Mystery illness deemed as 'the US Open bug' spreads around tournament

Mystery illness deemed ‘the US Open bug’ spreads around this year’s tournament – with one player saying she ‘feels like a zombie’ and others struggling with sniffs and coughs

  • Persistent coughing, sneezing and sniffing can be heard throughout matches  
  • Ons Jabeur described feeling like a ‘zombie’ due to flu-like symptoms last week
  • provides all the latest international sports news 

A bug appears to be spreading around at this year’s edition of the US Open, with a certain number of players either suffering shocking upsets or being forced to retire due to illness ahead of the start of the tournament’s closing stages this week. 

Tunisian tennis star Ons Jabeur, 29, told reporters after her second round win over Linda Noskova on Thursday that she felt unwell during the match and struggled to bring her A-game onto the court due to persistent coughing and other syndromes. 

‘I’m a zombie because I have a flu,’ said this year’s finalist at Wimbledon. ‘I’m taking a lot of medicine.’

Jabeur – the world’s No. 5 seed – added that she ‘basically took every medication’ recommended by the tournament’s doctors. 

Her run at Flushing Meadows ended over Labor Day Weekend when No. 23-ranked Zheng Qinwen, of China, caused an upset in straight sets (6-2, 6-4).

Tunisia’s Ons Jabeur said she felt like a ‘zombie’ after going down with illness similar to the flu

Dominic Thiem, of Austria, showed signs of illness during his second round loss to Ben Shelton

Petra Kvitova, of Czech Republic, complained of stomach pain before her second round match

And just like Jabeur, other players have fallen victim to the so-called ‘US Open bug’ since the tournament started at the USTA Billie Jean King National Center on August 28. 

Iga Swiatek, the women’s defending champion and World No 1, said before her defeat by Jelena Ostapenko that she wasn’t sure if the illness was Covid-related.

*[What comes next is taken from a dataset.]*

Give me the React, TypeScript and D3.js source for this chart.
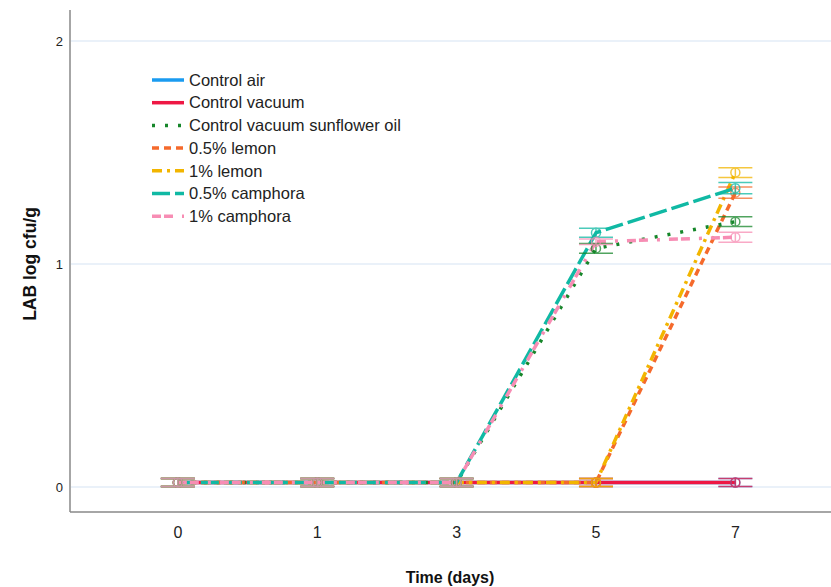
import React, { useEffect, useRef } from 'react';
import * as d3 from 'd3';

const days = ['0', '1', '3', '5', '7'];
const yTicks = [0, 1, 2];

const controlAir = [0.02, 0.02, 0.02, 0.02, 0.02];
const controlVacuum = [0.02, 0.02, 0.02, 0.02, 0.02];
const sunflowerOil = [0.02, 0.02, 0.02, 1.07, 1.19];
const lemon05 = [0.02, 0.02, 0.02, 0.02, 1.32];
const lemon1 = [0.02, 0.02, 0.02, 0.02, 1.41];
const camphora05 = [0.02, 0.02, 0.02, 1.14, 1.34];
const camphora1 = [0.02, 0.02, 0.02, 1.1, 1.12];

// standard error half-widths
const errAir = [0.018, 0.018, 0.018, 0.018, 0.018];
const errVacuum = [0.018, 0.018, 0.018, 0.018, 0.018];
const errSunflower = [0.018, 0.018, 0.018, 0.022, 0.022];
const errLemon05 = [0.018, 0.018, 0.018, 0.018, 0.025];
const errLemon1 = [0.018, 0.018, 0.018, 0.018, 0.022];
const errCamphora05 = [0.018, 0.018, 0.018, 0.02, 0.025];
const errCamphora1 = [0.018, 0.018, 0.018, 0.012, 0.022];

const seriesNames = [
  'Control air',
  'Control vacuum',
  'Control vacuum sunflower oil',
  '0.5% lemon',
  '1% lemon',
  '0.5% camphora',
  '1% camphora',
];

const series = [
  { name: seriesNames[0], values: controlAir, err: errAir, color: '#1a9bf0', dash: null },
  { name: seriesNames[1], values: controlVacuum, err: errVacuum, color: '#ee1744', dash: null },
  { name: seriesNames[2], values: sunflowerOil, err: errSunflower, color: '#16862a', dash: '3,10' },
  { name: seriesNames[3], values: lemon05, err: errLemon05, color: '#f56a2c', dash: '7,5' },
  { name: seriesNames[4], values: lemon1, err: errLemon1, color: '#f2b500', dash: '10,5,3,5' },
  { name: seriesNames[5], values: camphora05, err: errCamphora05, color: '#10b9a4', dash: '18,5' },
  { name: seriesNames[6], values: camphora1, err: errCamphora1, color: '#f78db4', dash: '9,3,9,9,3,9' },
];

const App = () => {
  const chartRef = useRef(null);

  useEffect(() => {
    if (!chartRef.current) return;
    const svg = d3.select(chartRef.current);
    svg.selectAll('*').remove();

    const left = 70, right = 831, top = 10, bottom = 512;
    const font = '"Liberation Sans", Arial, sans-serif';

    const x = d3.scalePoint().domain(days).range([left, right]).padding(0.73).align(0.53);
    const y = d3.scaleLinear().domain([0, 2]).range([487, 41]);

    // gridlines
    svg.append('g')
      .selectAll('line')
      .data(yTicks)
      .join('line')
      .attr('x1', left + 1).attr('x2', right)
      .attr('y1', d => y(d)).attr('y2', d => y(d))
      .attr('stroke', '#e3ecf7').attr('stroke-width', 1.5);

    // axes lines
    svg.append('line').attr('x1', left).attr('x2', left).attr('y1', top).attr('y2', bottom)
      .attr('stroke', '#888').attr('stroke-width', 1.5);
    svg.append('line').attr('x1', left).attr('x2', right).attr('y1', bottom).attr('y2', bottom)
      .attr('stroke', '#888').attr('stroke-width', 1.5);

    svg.append('g').selectAll('text').data(yTicks).join('text')
      .attr('x', 63).attr('y', d => y(d)).attr('dy', '0.35em')
      .attr('text-anchor', 'end').attr('font-family', font).attr('font-size', 13)
      .attr('fill', '#222').text(d => d);

    svg.append('g').selectAll('text').data(days).join('text')
      .attr('x', d => x(d)).attr('y', 532).attr('dy', '0.35em')
      .attr('text-anchor', 'middle').attr('font-family', font).attr('font-size', 16)
      .attr('fill', '#222').text(d => d);

    svg.append('text').attr('x', 450).attr('y', 577).attr('dy', '0.35em')
      .attr('text-anchor', 'middle').attr('font-family', font).attr('font-size', 16)
      .attr('font-weight', 'bold').attr('fill', '#111').text('Time (days)');

    svg.append('text').attr('transform', `translate(30,${y(1)}) rotate(-90)`).attr('dy', '0.35em')
      .attr('text-anchor', 'middle').attr('font-family', font).attr('font-size', 17.5)
      .attr('font-weight', 'bold').attr('fill', '#111').text('LAB log cfu/g');

    const line = d3.line().x((d, i) => x(days[i])).y(d => y(d));

    // lines
    series.forEach(s => {
      svg.append('path')
        .datum(s.values)
        .attr('d', line)
        .attr('fill', 'none')
        .attr('stroke', s.color)
        .attr('stroke-width', 3.5)
        .attr('stroke-dasharray', s.dash)
        .attr('stroke-linejoin', 'round');
    });

    // error bars and markers
    const cap = 17;
    series.forEach(s => {
      const g = svg.append('g').attr('opacity', 0.75);
      s.values.forEach((v, i) => {
        const cx = x(days[i]);
        const lo = y(v - s.err[i]), hi = y(v + s.err[i]);
        g.append('line').attr('x1', cx).attr('x2', cx).attr('y1', lo).attr('y2', hi)
          .attr('stroke', s.color).attr('stroke-width', 1.5);
        [lo, hi].forEach(py => {
          g.append('line').attr('x1', cx - cap).attr('x2', cx + cap).attr('y1', py).attr('y2', py)
            .attr('stroke', s.color).attr('stroke-width', 1.5);
        });
        g.append('circle').attr('cx', cx).attr('cy', y(v)).attr('r', 4.5)
          .attr('fill', 'none').attr('stroke', s.color).attr('stroke-width', 1.5);
      });
    });

    // legend
    const legend = svg.append('g');
    series.forEach((s, i) => {
      const ly = 80 + i * 22.7;
      legend.append('line').attr('x1', 152).attr('x2', 184).attr('y1', ly).attr('y2', ly)
        .attr('stroke', s.color).attr('stroke-width', 3.5).attr('stroke-dasharray', s.dash);
      legend.append('text').attr('x', 189).attr('y', ly).attr('dy', '0.35em')
        .attr('font-family', font).attr('font-size', 16.5).attr('fill', '#222').text(s.name);
    });
  }, []);

  return (
    <div style={{ position: 'absolute', left: 0, top: 0 }}>
      <svg ref={chartRef} width={831} height={587} style={{ display: 'block', background: '#fff' }}></svg>
    </div>
  );
};

export default App;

‘It would be nice if those players who feel bad would wear masks or something like that,’ she said. ‘I don’t know if it’s something related to Covid, but usually at sporting events like this, these things can spread easily.

‘I try to be careful and attentive, take care of my health.’

On August 30, tennis journalist Ben Rothenberg tweeted about illness among the media covering the tournament.

‘I can tell you people in the press room and player lounge sure are coughing and sniffling a lot,’ he wrote.

Finland’s 24-year-old Emil Ruusuvuori had to declare forfeit before his first-round match due to an unspecified illness. Dominic Thiem, of Austria, withdrew during the second set of his second-round match on Wednesday after looking unwell while leaning onto the net. It was later revealed that the 30-year-old was suffering from a stomach issue by The New York Post

He was reportedly heard saying during his match against Ben Shelton that he felt ‘completely f***ed’ and ‘so s***’.

US player Tenny Sandgren, 32, openly revealed he had the ‘us open bug’ on Twitter last month

Sandgren was knocked out of the US Open last month when losing during a qualifying round

Czech Republic’s Petra Kvitova also reported pain in her stomach before having to face Caroline Wozniacki on Wednesday, according to Tennis World. The 33-year-old ultimately lost in straight sets, 7-5 7-6. 

Wozniacki herself acknowledged the ill health hitting players last week.

‘I haven’t been spending much time on site,’ she said. ‘I come to practice and play my matches. I try to hydrate and stay healthy. 

‘I feel pretty good. I usually stay away from people that look sick anyways, but I haven’t seen many people in the locker room not feeling well. Hopefully, people stay healthy.’

‘I got the us open bug.. in a way still feels like I’m in the tournament but at home,’ said Tennys Sandgren, who was eliminated during the competition’s qualifiers, tweeted on Thursday. 

‘Def a bug going around at the Open,’ he added in a separate post. 

Poland’s Hubert Hurkacz, 26, also showed signs of illness on the court on Thursday and sought treatment from the tournament’s medical staff before ultimately falling to Jack Draper, according to The New York Times.  

During matches, persistent sniffing, coughing and sneezing, as well as other signs of illness, were heard from within the crowd and on the court.

US tennis great John McEnroe disclosed that he caught COVID-19 early on during the US Open

Players have also been carrying tissues in their racket bags, as shown by US Open footage. 

What’s more, is that tennis-great-turned-analyst John McEnroe disclosed that he had tested positive for COVID-19 on the second day of the tournament in August. 

‘I’m watching the US Open from home & can’t wait to get back to work soon,’ McEnroe told ESPN.  

Tournament organizers fear that McEnroe’s diagnosis and the spread of troubling symptoms among players are the results of the COVID Pirola variant expanding, which experts have described as a health issue.

Players, who share many facilities among each other and stay not too far away from one another, are not required to test for COVID at the US Open, according to The New York Times.

Fans aren’t asked to provide proof of vaccination, wear masks, or test at stadium entry in Queens either.